John Sodergreen, publisher of Energy Metro Desk, said his survey was around -139 Bcf, but "we think a low-side report will be published by EIA this week, more like low-to-mid 130s. Oddly enough, the editor and the GWDD Model forecast are both around -140."
"I think a little bit of money was taken off the table on the dip, but otherwise the shorts are very comfortable right now," a New York floor trader told NGI. "The drop put prices below the previous support in the low $1.70s and is exactly what the shorts were looking for. We may test $1.61 to $1.63," he said.
"[T]he small revision wasn't enough to make up for a much smaller than expected 117 Bcf net withdrawal for the week ended Feb 19," said Tim Evans of Citi Futures Perspective. "In place of the expected, relatively neutral, near-average withdrawal, we have a small decline that implies a significantly weaker supply-demand balance."
Inventories now stand at 2,584 Bcf and are a stout 615 Bcf greater than last year and 577 Bcf more than the five-year average. In the East Region 56 Bcf was pulled, and the Midwest Region saw inventories fall by 44 Bcf. Stocks in the Mountain Region unchanged, and the Pacific Region was higher by 1 Bcf. The South Central Region shed 18 Bcf.
If the undersized storage withdrawal were not enough overnight weather forecasts turned moderately warmer. MDA Weather Services in its Thursday morning six- to 10-day outlook said it "sees a mix of changes in this period; although the East turns warmer in the early half as models come into better agreement with the track of a developing storm system from the South-Central to the East. Despite temperatures turning colder in the latter stages, the period on the whole features slightly above normal readings for the major East Coast cities from Washington, DC, to Boston.
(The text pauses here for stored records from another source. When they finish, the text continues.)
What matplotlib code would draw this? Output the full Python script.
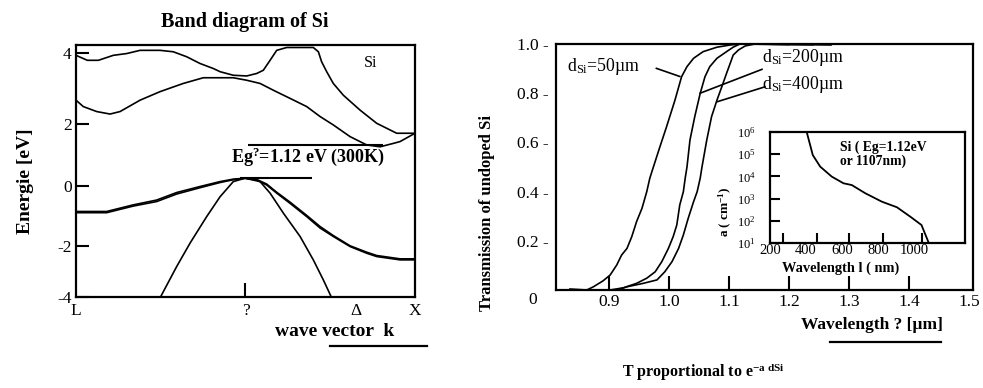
import numpy as np
import matplotlib
matplotlib.use("Agg")
import matplotlib.pyplot as plt
from matplotlib.lines import Line2D
from matplotlib.ticker import FixedLocator, NullFormatter

plt.rcParams['font.family'] = ['Liberation Serif', 'DejaVu Serif']
plt.rcParams['mathtext.fontset'] = 'custom'
plt.rcParams['mathtext.rm'] = 'Liberation Serif'
plt.rcParams['mathtext.bf'] = 'Liberation Serif:bold'
plt.rcParams['mathtext.it'] = 'Liberation Serif:italic'

# ---- band diagram data (k: L=0, Gamma=1, X=2 ; energy in eV)
k_c1 = [0, 0.067, 0.132, 0.220, 0.299, 0.378, 0.496, 0.574, 0.653, 0.732, 0.810, 0.850, 0.928,
        1.007, 1.066, 1.105, 1.145, 1.184, 1.243, 1.400, 1.430, 1.449, 1.479, 1.518, 1.577,
        1.676, 1.774, 1.892, 2.0]
e_c1 = [3.93, 3.79, 3.79, 3.93, 3.98, 4.07, 4.07, 4.03, 3.89, 3.70, 3.56, 3.47, 3.37,
        3.35, 3.42, 3.51, 3.79, 4.07, 4.15, 4.15, 4.03, 3.75, 3.47, 3.14, 2.81,
        2.39, 2.02, 1.70, 1.70]
k_c2 = [0, 0.043, 0.122, 0.201, 0.260, 0.378, 0.496, 0.633, 0.751, 0.928, 1.007, 1.086, 1.164,
        1.263, 1.361, 1.440, 1.518, 1.617, 1.715, 1.794, 1.872, 1.912, 2.0]
e_c2 = [2.67, 2.49, 2.35, 2.28, 2.35, 2.67, 2.91, 3.14, 3.30, 3.30, 3.23, 3.14, 2.95,
        2.72, 2.49, 2.21, 1.97, 1.59, 1.32, 1.26, 1.37, 1.43, 1.70]
k_vb = [0, 0.181, 0.338, 0.476, 0.594, 0.732, 0.850, 0.928, 0.997, 1.066, 1.125, 1.184, 1.263,
        1.361, 1.440, 1.518, 1.617, 1.715, 1.774, 1.912, 2.0]
e_hh = [-0.86, -0.86, -0.64, -0.48, -0.23, -0.03, 0.13, 0.21, 0.24, 0.18, 0.02, -0.25, -0.59,
        -1.03, -1.41, -1.69, -2.03, -2.29, -2.42, -2.55, -2.55]
e_lh = [-0.90, -0.90, -0.68, -0.53, -0.28, -0.07, 0.10, 0.19, 0.24, 0.20, 0.05, -0.22, -0.55,
        -0.99, -1.36, -1.66, -2.00, -2.25, -2.38, -2.51, -2.51]
k_so = [0.501, 0.594, 0.673, 0.771, 0.850, 0.928, 0.997, 1.086, 1.145, 1.224, 1.322, 1.400,
        1.459, 1.504]
e_so = [-3.97, -2.81, -1.91, -1.03, -0.37, 0.13, 0.24, 0.13, -0.25, -0.92, -1.69, -2.55,
        -3.33, -3.97]
cb_min = 1.31
vb_max = 0.26
k_ticks = [0, 1, 1.652, 2]
k_labels = ['L', '?', '\u0394', 'X']
e_ticks = [-4, -2, 0, 2, 4]
# the scanned axis is not evenly spaced: pixel height of each tick above the bottom
e_tick_px = [0, 51.3, 111.6, 173.3, 244.6]

# ---- transmission data (wavelength in um)
wl_50 = [0.835, 0.863, 0.874, 0.890, 0.902, 0.913, 0.921, 0.930, 0.938, 0.946, 0.955, 0.963,
         0.968, 0.974, 0.985, 0.996, 1.010, 1.021, 1.030, 1.041, 1.057, 1.080, 1.102, 1.118, 1.20]
t_50 = [0.004, 0.0, 0.013, 0.037, 0.061, 0.102, 0.142, 0.169, 0.217, 0.278, 0.332, 0.400,
        0.454, 0.50, 0.583, 0.664, 0.772, 0.867, 0.908, 0.942, 0.969, 0.987, 0.996, 1.0, 0.998]
wl_200 = [0.902, 0.924, 0.946, 0.963, 0.977, 0.988, 0.999, 1.007, 1.013, 1.018, 1.024, 1.027,
          1.030, 1.035, 1.043, 1.052, 1.060, 1.068, 1.080, 1.096, 1.107, 1.118, 1.24]
t_200 = [0.0, 0.009, 0.027, 0.048, 0.074, 0.115, 0.169, 0.217, 0.264, 0.346, 0.400, 0.454,
         0.50, 0.610, 0.705, 0.799, 0.867, 0.908, 0.942, 0.969, 0.987, 1.0, 0.997]
wl_400 = [0.913, 0.930, 0.957, 0.980, 0.993, 1.005, 1.016, 1.024, 1.032, 1.041, 1.047, 1.052,
          1.055, 1.063, 1.071, 1.080, 1.088, 1.096, 1.102, 1.107, 1.116, 1.127, 1.143, 1.27]
t_400 = [0.0, 0.013, 0.027, 0.041, 0.074, 0.115, 0.169, 0.224, 0.291, 0.359, 0.400, 0.454,
         0.50, 0.610, 0.705, 0.772, 0.826, 0.881, 0.921, 0.955, 0.976, 0.992, 1.0, 0.996]
wl_ticks = [0.9, 1.0, 1.1, 1.2, 1.3, 1.4, 1.5]
t_ticks = [0.2, 0.4, 0.6, 0.8, 1.0]

# ---- absorption coefficient inset
abs_nm = [403, 437, 478, 542, 607, 653, 728, 820, 903, 978, 1039, 1079]
abs_log = [6.01, 4.96, 4.44, 3.99, 3.69, 3.61, 3.24, 2.86, 2.61, 2.18, 1.81, 1.01]
nm_ticks = [200, 400, 600, 800, 1000]
nm_marks = [270, 460, 635, 825, 1040]

W, H = 983, 388
fig = plt.figure(figsize=(W / 100, H / 100), dpi=100)


def box(l, t, r, b):
    return [l / W, 1 - b / H, (r - l) / W, (b - t) / H]


# ================= left: band diagram =================
ax1 = fig.add_axes(box(76, 45, 415, 297))
ep = [-6] + e_ticks + [6]
hp = [-102.6] + e_tick_px + [316]


def fwd(v):
    return np.interp(v, ep, hp)


def inv(h):
    return np.interp(h, hp, ep)


ax1.set_yscale('function', functions=(fwd, inv))
ax1.set_xlim(0, 2)
ax1.set_ylim(-4, 4.22)
lw = 1.2
ax1.plot(k_c1, e_c1, color='black', lw=lw)
ax1.plot(k_c2, e_c2, color='black', lw=lw)
ax1.plot(k_vb, e_hh, color='black', lw=lw)
ax1.plot(k_vb, e_lh, color='black', lw=lw)
ax1.plot(k_so, e_so, color='black', lw=lw)
ax1.hlines(cb_min, 1.017, 1.813, color='black', lw=1.5)
ax1.hlines(vb_max, 0.968, 1.394, color='black', lw=1.5)

ax1.set_yticks(e_ticks)
ax1.set_yticklabels([str(v) for v in e_ticks])
ax1.yaxis.set_minor_locator(FixedLocator([]))
ax1.set_xticks(k_ticks)
ax1.set_xticklabels(k_labels)
ax1.tick_params(axis='y', direction='in', length=9, width=1.5, labelsize=12.5, pad=3)
ax1.tick_params(axis='x', direction='in', length=10, width=1.5, labelsize=12.5, pad=4)
for i, t in enumerate(ax1.xaxis.get_major_ticks()):
    if i != 1:
        t.tick1line.set_visible(False)
for s in ax1.spines.values():
    s.set_linewidth(1.6)

ax1.text(0.870, 0.928, 'Si', transform=ax1.transAxes, fontsize=11.5, ha='center', va='center')
ax1.text(0.915, 0.93, 'Eg$^{\\mathbf{?}}$=1.12 eV (300K)', fontsize=13, fontweight='bold',
         ha='left', va='center')
ax1.set_ylabel('Energie [eV]', fontsize=14, fontweight='bold')
ax1.yaxis.set_label_coords(-0.125, 0.46)
fig.text(245 / W, 1 - 22 / H, 'Band diagram of Si', fontsize=14.5, fontweight='bold',
         ha='center', va='center')
fig.text(335 / W, 1 - 332 / H, 'wave vector  k', fontsize=14, fontweight='bold',
         ha='center', va='center')
fig.add_artist(Line2D([330 / W, 427 / W], [1 - 346 / H, 1 - 346 / H], color='black', lw=1.6))

# ================= right: transmission =================
ax2 = fig.add_axes(box(556, 44, 973, 290))
ax2.set_xlim(0.8117, 1.5067)
ax2.set_ylim(0, 1.0)
ax2.plot(wl_50, t_50, color='black', lw=lw)
ax2.plot(wl_200, t_200, color='black', lw=lw)
ax2.plot(wl_400, t_400, color='black', lw=lw)
ax2.plot([0.979, 1.018], [0.901, 0.868], color='black', lw=1.2)
ax2.plot([1.052, 1.155], [0.800, 0.897], color='black', lw=1.2)
ax2.plot([1.080, 1.160], [0.765, 0.826], color='black', lw=1.2)
ax2.text(0.830, 0.907, 'd$_{\\mathrm{Si}}$=50\u00b5m', fontsize=12.8, va='center', ha='left')
ax2.text(1.155, 0.947, 'd$_{\\mathrm{Si}}$=200\u00b5m', fontsize=12.8, va='center', ha='left')
ax2.text(1.155, 0.837, 'd$_{\\mathrm{Si}}$=400\u00b5m', fontsize=12.8, va='center', ha='left')

ax2.set_xticks(wl_ticks)
ax2.set_xticklabels([f'{v:.1f}' for v in wl_ticks])
ax2.set_yticks(t_ticks)
ax2.set_yticklabels([f'{v:.1f} -' for v in t_ticks])
ax2.tick_params(axis='x', direction='in', length=10, width=1.5, labelsize=12.5, pad=3)
ax2.tick_params(axis='y', length=0, labelsize=12.5, pad=5)
ax2.xaxis.get_major_ticks()[-1].tick1line.set_visible(False)
for s in ax2.spines.values():
    s.set_linewidth(1.6)
ax2.text(-0.055, -0.04, '0', transform=ax2.transAxes, fontsize=12.5, ha='center', va='center')
ax2.set_ylabel('Transmission of undoped Si', fontsize=12, fontweight='bold')
ax2.yaxis.set_label_coords(-0.146, 0.313)
fig.text(872 / W, 1 - 325 / H, 'Wavelength ? [\u00b5m]', fontsize=12.5, fontweight='bold',
         ha='center', va='center')
fig.add_artist(Line2D([830 / W, 941 / W], [1 - 342 / H, 1 - 342 / H], color='black', lw=1.6))
fig.text(703 / W, 1 - 372 / H, 'T proportional to e$^{\\mathbf{-a\\ dSi}}$', fontsize=11.5,
         fontweight='bold', ha='center', va='center')

# ================= inset: absorption coefficient =================
ax3 = fig.add_axes(box(770, 132, 965, 243))
ax3.set_yscale('log')
ax3.set_xlim(200, 1280)
ax3.set_ylim(10, 1e6)
ax3.plot(abs_nm, [10 ** v for v in abs_log], color='black', lw=1.3)
ax3.set_xticks(nm_ticks)
ax3.set_xticklabels([str(v) for v in nm_ticks])
ax3.xaxis.set_minor_locator(FixedLocator(nm_marks))
ax3.xaxis.set_minor_formatter(NullFormatter())
ax3.set_yticks([1e1, 1e2, 1e3, 1e4, 1e5, 1e6])
ax3.yaxis.set_minor_locator(FixedLocator([]))
ax3.tick_params(axis='x', which='major', length=0, labelsize=10.5, pad=1)
ax3.tick_params(axis='x', which='minor', direction='in', length=7, width=1.5)
ax3.tick_params(axis='y', direction='in', length=7, width=1.5, labelsize=9, pad=10.5)
for s in ax3.spines.values():
    s.set_linewidth(1.6)
ax3.text(0.36, 0.92, 'Si ( Eg=1.12eV\nor 1107nm)', transform=ax3.transAxes, fontsize=9.8,
         fontweight='bold', ha='left', va='top', linespacing=1.0)
ax3.set_xlabel('Wavelength l ( nm)', fontsize=10.4, fontweight='bold')
ax3.xaxis.set_label_coords(0.364, -0.17)
ax3.set_ylabel('a ( cm$^{\\mathbf{-1}}$)', fontsize=9.5, fontweight='bold')
ax3.yaxis.set_label_coords(-0.185, 0.28)

fig.savefig('out.png', dpi=100)
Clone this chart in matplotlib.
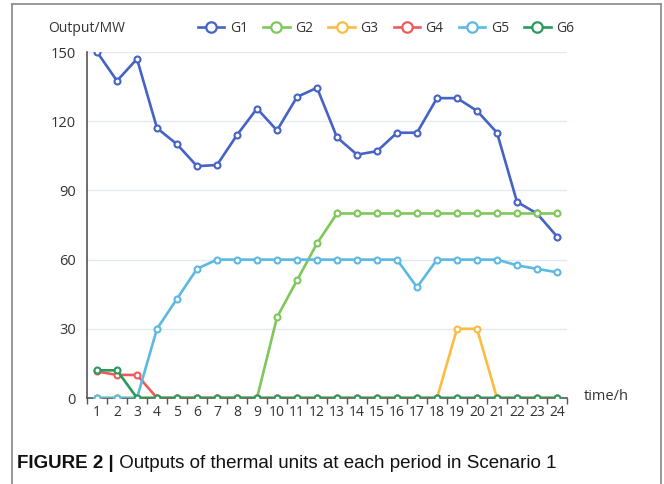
import matplotlib
matplotlib.use("Agg")
import matplotlib.pyplot as plt
from matplotlib.lines import Line2D
import numpy as np

plt.rcParams['font.family'] = ['Open Sans', 'DejaVu Sans']

hours = list(range(1, 25))
g1 = [150, 137.5, 147, 117, 110, 100.5, 101, 114, 125.5, 116, 130.5, 134.5,
      113, 105.5, 107, 115, 115, 130, 130, 124.5, 115, 85, 80, 70]
g2 = [0, 0, 0, 0, 0, 0, 0, 0, 0, 35, 51, 67,
      80, 80, 80, 80, 80, 80, 80, 80, 80, 80, 80, 80]
g3 = [0, 0, 0, 0, 0, 0, 0, 0, 0, 0, 0, 0,
      0, 0, 0, 0, 0, 0, 30, 30, 0, 0, 0, 0]
g4 = [11.5, 10, 10, 0, 0, 0, 0, 0, 0, 0, 0, 0,
      0, 0, 0, 0, 0, 0, 0, 0, 0, 0, 0, 0]
g5 = [0, 0, 0, 30, 43, 56, 60, 60, 60, 60, 60, 60,
      60, 60, 60, 60, 48, 60, 60, 60, 60, 57.5, 56, 54.5]
g6 = [12, 12, 0, 0, 0, 0, 0, 0, 0, 0, 0, 0,
      0, 0, 0, 0, 0, 0, 0, 0, 0, 0, 0, 0]
names = ['G1', 'G2', 'G3', 'G4', 'G5', 'G6']
series = [g1, g2, g3, g4, g5, g6]
colors = ['#4562c6', '#7fc75a', '#f9bd42', '#ee5b5b', '#5bb9e2', '#2a9a5c']
yticks = [0, 30, 60, 90, 120, 150]

fig = plt.figure(figsize=(6.64, 4.84), dpi=100)
ax = fig.add_axes([87/664, 1-398/484, 480/664, 346/484])

for s, c, n in zip(series, colors, names):
    ax.plot(hours, s, color=c, lw=1.9, marker='o', ms=4.3, mfc='white',
            mec=c, mew=1.5, label=n, zorder=3)

ax.set_xlim(0.5, 24.5)
ax.set_ylim(0, 150)
ax.set_yticks(yticks)
ax.set_xticks(hours)
ax.set_xticks(np.arange(0.5, 25, 1), minor=True)
ax.tick_params(axis='x', which='major', length=0, pad=5, labelsize=10, colors='#333333')
ax.tick_params(axis='x', which='minor', length=4, width=1, color='#555555', direction='out')
ax.tick_params(axis='y', length=0, pad=8, labelsize=10.5, colors='#333333')
for v in yticks[1:]:
    ax.axhline(v, color='#e3e8f2', lw=1, zorder=1)
for side in ['top', 'right']:
    ax.spines[side].set_visible(False)
ax.spines['left'].set_color('#555555')
ax.spines['bottom'].set_color('#555555')
ax.spines['left'].set_linewidth(1.2)
ax.spines['bottom'].set_linewidth(1.2)

fig.text(87/664, 1-28/484, 'Output/MW', ha='center', va='center', fontsize=10, color='#333333')
fig.text(584/664, 1-397/484, 'time/h', ha='left', va='center', fontsize=10.5, color='#333333')

handles = [Line2D([], [], color=c, lw=1.9, marker='o', ms=7.5, mfc='white', mec=c, mew=1.6)
           for c in colors]
fig.legend(handles, names, loc='center', bbox_to_anchor=(386/664, 1-28/484), ncol=6,
           frameon=False, handlelength=1.9, handletextpad=0.4, columnspacing=1.1,
           fontsize=10, labelcolor='#333333')

# frame around the figure panel
fig.add_artist(Line2D([12/664, 12/664], [0, 1-4/484], transform=fig.transFigure, color='#888888', lw=1.2))
fig.add_artist(Line2D([661/664, 661/664], [0, 1-4/484], transform=fig.transFigure, color='#888888', lw=1.2))
fig.add_artist(Line2D([12/664, 661/664], [1-4/484, 1-4/484], transform=fig.transFigure, color='#888888', lw=1.2))

cap_font = ['Liberation Sans Narrow', 'Liberation Sans', 'DejaVu Sans']
t1 = fig.text(17/664, 1-464/484, 'FIGURE 2 |', ha='left', va='center', fontsize=13.5,
              fontweight='bold', family=cap_font, color='#111111')
fig.canvas.draw()
t2 = plt.annotate(' Outputs of thermal units at each period in Scenario 1', xy=(1, 0.5),
                  xycoords=t1, ha='left', va='center', fontsize=13.5, family=cap_font,
                  color='#111111')

fig.savefig('out.png', dpi=100)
"The Midwest remains the region of lowest confidence as models struggle to determine how much cold air can intrude into the region in the wake of disturbances undercutting the western ridge."
MDA said risks to the forecast include the American model showing below normal coverage in the Midwest, "but this has been a bias in the model. The East could be warmer at mid-period as low pressure tracks toward the region."
Noon weather model runs did little to change the course of prices. "The data is quite mild this weekend into next week with only the extreme north getting into the Polar air," said Natgasweather.com in a mid-day report. "A strong winter storm spins up mid-next week with a cold blast following in its wake for a couple days for a brief surge in demand but then warming nicely after. A bearish run overall and milder days 11-15 vs its 00z overnight solution."
In physical market trading a few points managed a triple-digit gain as a stout rise in next-day power prices made additional gas purchases for power generation more viable. Intercontinental Exchange reported on-peak Friday power at the ISO New England's Massachusetts Hub rose $7.39 to $28.02/MWh, and on-peak power at the PJM West market center gained $6.16 to $32.28/MWh.
Deliveries to the Algonquin Citygate rose $1.21 to $2.91, and parcels at Iroquois, Waddington gained 14 cents to $2.00. Gas on Tenn Zone 6 200L traded $1.18 higher at $2.97 on light volume.
Gas on Texas Eastern M-3, Delivery managed to rise 17 cents to $1.31, and packages bound for New York City on Transco Zone 6 added 12 cents to $1.90.
The unrelenting convergence of Marcellus points with those farther downstream offering access to Midwest markets continued in Thursday's trading. Marcellus points rose while those on the REX Zone 3 Expansion weakened.
Deliveries to NGPL on REX Zone 3 at Moultrie County, IL, fell 3 cents to $1.69, and gas on Panhandle Eastern at Putnam County, IN, changed hands 3 cents lower as well to $1.69.
Gas on Dominion South rose 11 cents to $1.16, and packages on Tennessee Zn 4 Marcellus added 8 cents to $1.13. Gas on Transco-Leidy Line gained 7 cents to $1.11.